### WHAT IS NEEDED
Quote all lines below exactly. Images stay out.

### INFORMATION SUPPLIED
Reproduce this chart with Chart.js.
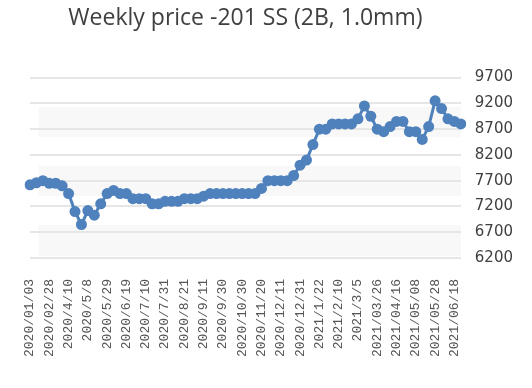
<!DOCTYPE html>
<html>
<head>
<meta charset="utf-8">
<script src="https://cdn.jsdelivr.net/npm/chart.js@4"></script>
<style>
  html, body { margin: 0; padding: 0; background: #fff; }
  #wrap { width: 532px; height: 388px; }
</style>
</head>
<body>
<div id="wrap"><canvas id="chartPrice"></canvas></div>
<script>
// tick labels shown on the x axis (every third week)
var tickLabels = ["2020/01/03", "2020/02/28", "2020/4/10", "2020/5/8", "2020/5/29", "2020/6/19",
    "2020/7/10", "2020/7/31", "2020/8/21", "2020/9/11", "2020/9/30", "2020/10/30", "2020/11/20",
    "2020/12/11", "2020/12/31", "2021/1/22", "2021/2/10", "2021/3/5", "2021/03/26", "2021/04/16",
    "2021/05/08", "2021/05/28", "2021/06/18"];

// weekly price readings
var prices = [7620, 7660, 7700, 7650, 7650, 7600, 7450, 7100, 6850, 7120,
    7030, 7250, 7450, 7510, 7450, 7450, 7350, 7350, 7350, 7250,
    7250, 7300, 7300, 7300, 7350, 7350, 7350, 7400, 7450, 7450,
    7450, 7450, 7450, 7450, 7450, 7450, 7550, 7700, 7700, 7700,
    7700, 7800, 8000, 8100, 8400, 8700, 8700, 8800, 8800, 8800,
    8800, 8900, 9150, 8950, 8700, 8650, 8750, 8850, 8850, 8650,
    8650, 8500, 8750, 9250, 9100, 8900, 8850, 8800];

var yTicks = [6200, 6700, 7200, 7700, 8200, 8700, 9200, 9700];

// one category per reading; only every third one carries a label
var categories = prices.map(function (v, i) {
    return i % 3 === 0 ? (tickLabels[i / 3] || '') : '';
});

// faint horizontal bands behind the plot
var bandPlugin = {
    id: 'bands',
    beforeDraw: function (chart) {
        var a = chart.chartArea, ctx = chart.ctx;
        var bands = [[0.163, 0.329], [0.490, 0.657], [0.818, 0.991]];
        ctx.save();
        ctx.fillStyle = '#f8f8f8';
        var x0 = a.left + a.width * 0.02;
        bands.forEach(function (b) {
            ctx.fillRect(x0, a.top + a.height * b[0], a.right - x0, a.height * (b[1] - b[0]));
        });
        ctx.restore();
    }
};

var ctx = document.getElementById('chartPrice').getContext('2d');
var chart = new Chart(ctx, {
    type: 'line',
    data: {
        labels: categories,
        datasets: [{
            label: 'price',
            data: prices,
            borderColor: '#4f81bd',
            backgroundColor: '#4f81bd',
            borderWidth: 3,
            pointRadius: 5.5,
            pointBorderWidth: 0,
            pointBackgroundColor: '#4f81bd',
            tension: 0
        }]
    },
    plugins: [bandPlugin],
    options: {
        responsive: true,
        maintainAspectRatio: false,
        animation: false,
        layout: { padding: { left: 30, right: 5, top: 0, bottom: 18 } },
        plugins: {
            legend: { display: false },
            tooltip: { enabled: false },
            title: {
                display: true,
                fullSize: false,
                text: 'Weekly price -201 SS (2B, 1.0mm)',
                color: '#404040',
                font: { family: 'Open Sans', size: 23, weight: 'normal' },
                padding: { top: 5, bottom: 45 }
            }
        },
        scales: {
            x: {
                offset: false,
                grid: { display: false },
                border: { display: false },
                ticks: {
                    autoSkip: false,
                    maxRotation: 90,
                    minRotation: 90,
                    padding: 13,
                    color: '#555',
                    font: { family: 'Liberation Mono', size: 13 }
                }
            },
            y: {
                position: 'right',
                min: 6200,
                max: 9700,
                afterBuildTicks: function (axis) {
                    axis.ticks = yTicks.map(function (v) { return { value: v }; });
                },
                grid: { color: '#e6e6e6', lineWidth: 2, drawTicks: false },
                border: { display: false },
                ticks: {
                    padding: 14,
                    color: '#404040',
                    font: { family: 'DejaVu Sans', size: 15 },
                    callback: function (v) { return String(v); }
                }
            }
        }
    }
});
</script>
</body>
</html>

### THE RESULT
Reproduce this chart with Chart.js.
<!DOCTYPE html>
<html>
<head>
<meta charset="utf-8">
<script src="https://cdn.jsdelivr.net/npm/chart.js@4"></script>
<style>
  html, body { margin: 0; padding: 0; background: #fff; }
  #wrap { width: 532px; height: 388px; }
</style>
</head>
<body>
<div id="wrap"><canvas id="chartPrice"></canvas></div>
<script>
// tick labels shown on the x axis (every third week)
var tickLabels = ["2020/01/03", "2020/02/28", "2020/4/10", "2020/5/8", "2020/5/29", "2020/6/19",
    "2020/7/10", "2020/7/31", "2020/8/21", "2020/9/11", "2020/9/30", "2020/10/30", "2020/11/20",
    "2020/12/11", "2020/12/31", "2021/1/22", "2021/2/10", "2021/3/5", "2021/03/26", "2021/04/16",
    "2021/05/08", "2021/05/28", "2021/06/18"];

// weekly price readings
var prices = [7620, 7660, 7700, 7650, 7650, 7600, 7450, 7100, 6850, 7120,
    7030, 7250, 7450, 7510, 7450, 7450, 7350, 7350, 7350, 7250,
    7250, 7300, 7300, 7300, 7350, 7350, 7350, 7400, 7450, 7450,
    7450, 7450, 7450, 7450, 7450, 7450, 7550, 7700, 7700, 7700,
    7700, 7800, 8000, 8100, 8400, 8700, 8700, 8800, 8800, 8800,
    8800, 8900, 9150, 8950, 8700, 8650, 8750, 8850, 8850, 8650,
    8650, 8500, 8750, 9250, 9100, 8900, 8850, 8800];

var yTicks = [6200, 6700, 7200, 7700, 8200, 8700, 9200, 9700];

// one category per reading; only every third one carries a label
var categories = prices.map(function (v, i) {
    return i % 3 === 0 ? (tickLabels[i / 3] || '') : '';
});

// faint horizontal bands behind the plot
var bandPlugin = {
    id: 'bands',
    beforeDraw: function (chart) {
        var a = chart.chartArea, ctx = chart.ctx;
        var bands = [[0.163, 0.329], [0.490, 0.657], [0.818, 0.991]];
        ctx.save();
        ctx.fillStyle = '#f8f8f8';
        var x0 = a.left + a.width * 0.02;
        bands.forEach(function (b) {
            ctx.fillRect(x0, a.top + a.height * b[0], a.right - x0, a.height * (b[1] - b[0]));
        });
        ctx.restore();
    }
};

var ctx = document.getElementById('chartPrice').getContext('2d');
var chart = new Chart(ctx, {
    type: 'line',
    data: {
        labels: categories,
        datasets: [{
            label: 'price',
            data: prices,
            borderColor: '#4f81bd',
            backgroundColor: '#4f81bd',
            borderWidth: 3,
            pointRadius: 5.5,
            pointBorderWidth: 0,
            pointBackgroundColor: '#4f81bd',
            tension: 0
        }]
    },
    plugins: [bandPlugin],
    options: {
        responsive: true,
        maintainAspectRatio: false,
        animation: false,
        layout: { padding: { left: 30, right: 5, top: 0, bottom: 18 } },
        plugins: {
            legend: { display: false },
            tooltip: { enabled: false },
            title: {
                display: true,
                fullSize: false,
                text: 'Weekly price -201 SS (2B, 1.0mm)',
                color: '#404040',
                font: { family: 'Open Sans', size: 23, weight: 'normal' },
                padding: { top: 5, bottom: 45 }
            }
        },
        scales: {
            x: {
                offset: false,
                grid: { display: false },
                border: { display: false },
                ticks: {
                    autoSkip: false,
                    maxRotation: 90,
                    minRotation: 90,
                    padding: 13,
                    color: '#555',
                    font: { family: 'Liberation Mono', size: 13 }
                }
            },
            y: {
                position: 'right',
                min: 6200,
                max: 9700,
                afterBuildTicks: function (axis) {
                    axis.ticks = yTicks.map(function (v) { return { value: v }; });
                },
                grid: { color: '#e6e6e6', lineWidth: 2, drawTicks: false },
                border: { display: false },
                ticks: {
                    padding: 14,
                    color: '#404040',
                    font: { family: 'DejaVu Sans', size: 15 },
                    callback: function (v) { return String(v); }
                }
            }
        }
    }
});
</script>
</body>
</html>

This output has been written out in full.